Hukuk devletinde bütün kurumların yetki ve sorumlulukları ilgili mevzuat ile belirlenir ve her şahıs, her kurum, her bürokrat bu sınırları aşmamak, hukuk içinde hareket etmek mecburiyetindedir. Sınırlar aşıldığı, hukuk çiğnendiği, hile yollarına sapıldığı, çifte standart uygulandığı takdirde milli iradenin, demokratik mekanizmaları kullanarak bunları engelleme hakkı ve yetkisi vardır ve bu yetki tartışılamaz. Demokrasilerde en büyük, en üstün saygı milli iradeye ait olanıdır. Diğer irade ve tasarruflara saygı, hukuk devleti kurallarına, dolayısıyla milli iradeye ters düşmediği sürece beklenebilir.
Ordu bu ülkede birden fazla darbe yapmış ve anayasa suçu işlemiştir.
Ülkede hala ordunun müdahalesinden ve darbe ihtimalinden söz edilebilmekte, sorumlular bu beklenti karşısında suskun kalmaktadırlar.
Komutanlar sık sık siyasi alana giren konuşmalar, değerlendirmeler ve telkinler yapmaktadırlar.

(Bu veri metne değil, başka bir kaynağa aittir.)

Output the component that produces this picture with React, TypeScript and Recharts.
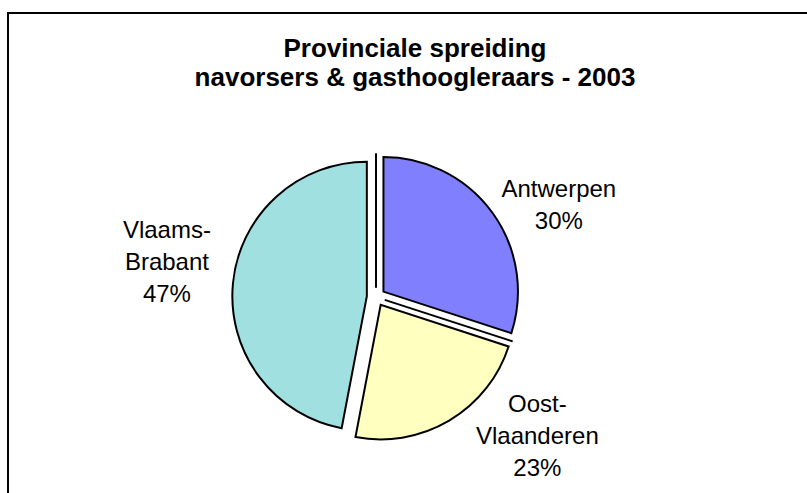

Yargının kararları ile ilgili açıklamalar yapmakta ve taraf olduklarını ortaya koyan davranışlarda bulunmaktadırlar.
Postmodern 28 Şubat darbesinden sonra yargı mensupları, darbecilerin brifing davetlerine icabet etmiş ve darbecileri alkışlamışlardır.
Bir anayasa mahkemesi üyesinin kritik bir dönemde bir komutanı ziyaret ettiği konuşulmaktadır.
Danıştay ve anayasa mahkemeleri hukuki olmaktan ziyade siyasi kararlar vermekte ve bu kararlar ciddi hukukçular tarafından hukuka aykırı bulunmaktadır. Bunun en açık örneği anayasa mahkemesinin son kararıdır; hemen bütün hukukçular anayasa mahkemesinin şekil yönünden denetim hakkı dışında bir denetim yapamayacağını ifade ettikleri halde değişmez maddelerin dolaylı olarak değiştirilmesi gibi uyduruk ve hukuk dışı bir gerekçe ile meclisin yetkisine yargı müdahale etmiş, hatta meclisin yerini almıştır.
Bugün muhalefet, ordu ve yüksek yargı kurumları ile bir kısım medya ve üniversite mensupları âdeta elele vererek iktidara karşı siyasi muhalefet yürütmektedirler.
Şimdi bütün bunlar açık ve gözler önünde yapılırken muhalefet lideri çıkıp orduya ve yargıya saygı gösterin diyor.
Bu ikisine kurum olarak saygı göstermeyen yok, ama bazı temsilcilerinin yanlışlarını konuşmak, tenkit etmek, itiraz ve protesto etmek neden saygısızlık olarak kabul ediliyor. Şöyle de denebilir saygı, susmayı, yanlışı ve haksızlığı kabullenmeyi mi gerektirir?